_WRITTEN TASK_:
Where a line of the listing below includes the word "seaborn", reproduce that line.

_INPUT DATA_:
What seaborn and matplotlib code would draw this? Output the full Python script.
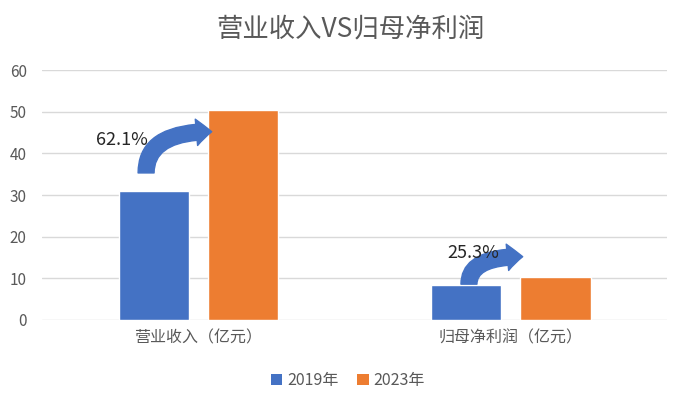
import matplotlib
matplotlib.use("Agg")
import matplotlib.pyplot as plt
from matplotlib.patches import FancyArrowPatch, Patch
import seaborn as sns
import pandas as pd

# ---- data ----
categories = ["营业收入（亿元）", "归母净利润（亿元）"]
years = ["2019年", "2023年"]
values_2019 = [31.0, 8.3]
values_2023 = [50.3, 10.4]
growth_labels = ["62.1%", "25.3%"]
y_ticks = [0, 10, 20, 30, 40, 50, 60]
title = "营业收入VS归母净利润"

# annotation placement (offset from category centre, data y): arrow tail, arrow head, label
arrow_tails = [(-0.167, 35.3), (-0.134, 8.6)]
arrow_heads = [(0.043, 45.2), (0.038, 15.2)]
label_pos = [(-0.244, 43.2), (-0.121, 16.2)]

colors = ["#4472C4", "#ED7D31"]
gray = "#595959"

df = pd.DataFrame({
    "category": categories * 2,
    "year": [years[0]] * len(categories) + [years[1]] * len(categories),
    "value": values_2019 + values_2023,
})

sns.set_style("white")
plt.rcParams["font.family"] = ["Noto Sans CJK SC", "DejaVu Sans"]

fig = plt.figure(figsize=(7.0, 3.98), dpi=100)
ax = fig.add_axes([0.06, 0.196, 0.893, 0.628])

sns.barplot(data=df, x="category", y="value", hue="year", palette=colors,
            width=0.57, gap=0.21, ax=ax, legend=False, saturation=1)

ax.set_ylim(0, 60)
ax.set_xlim(-0.5, 1.5)
ax.set_yticks(y_ticks)
ax.set_yticklabels([str(t) for t in y_ticks])
ax.yaxis.grid(True, color="#d9d9d9", linewidth=1.0)
ax.set_axisbelow(True)
for s in ax.spines.values():
    s.set_visible(False)
ax.tick_params(axis="both", length=0, colors=gray)
ax.tick_params(axis="y", labelsize=11, pad=11)
ax.tick_params(axis="x", labelsize=11.5, pad=7)
ax.set_xlabel("")
ax.set_ylabel("")

for i, (tail, head, lab, lp) in enumerate(zip(arrow_tails, arrow_heads, growth_labels, label_pos)):
    arr = FancyArrowPatch((i + tail[0], tail[1]), (i + head[0], head[1]),
                          connectionstyle="angle3,angleA=90,angleB=0",
                          arrowstyle="simple,head_length=11,head_width=19,tail_width=11.5",
                          mutation_scale=1, shrinkA=0, shrinkB=0,
                          color=colors[0], zorder=3)
    ax.add_patch(arr)
    ax.text(i + lp[0], lp[1], lab, ha="center", va="center", fontsize=13,
            color="#262626", zorder=5)

fig.text(0.5, 0.928, title, ha="center", va="center", fontsize=19, color=gray)

handles = [Patch(facecolor=c, edgecolor="none") for c in colors]
fig.legend(handles, years, loc="center", bbox_to_anchor=(0.497, 0.043), ncol=2,
           frameon=False, fontsize=11.5, labelcolor=gray, handlelength=0.7,
           handleheight=0.7, handletextpad=0.3, columnspacing=1.2)

fig.savefig("out.png", dpi=100)
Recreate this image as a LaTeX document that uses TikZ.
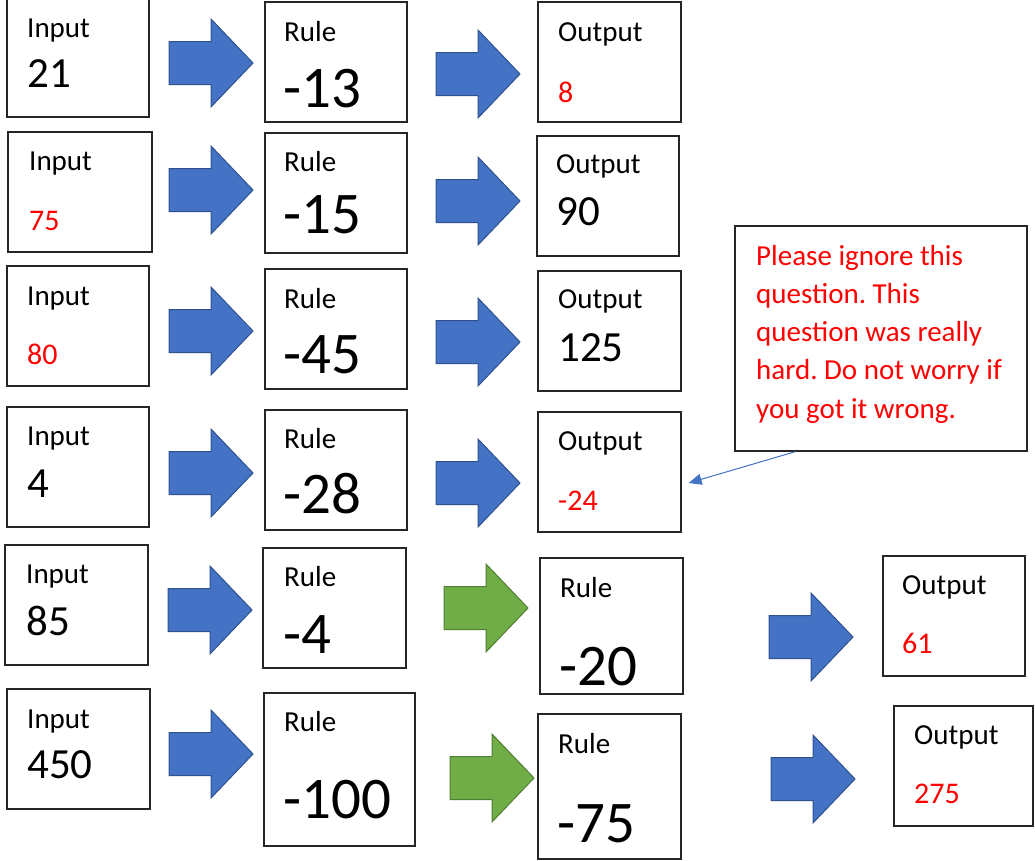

_RESPONSE TO THE EXERCISE_:
What seaborn and matplotlib code would draw this? Output the full Python script.
import seaborn as sns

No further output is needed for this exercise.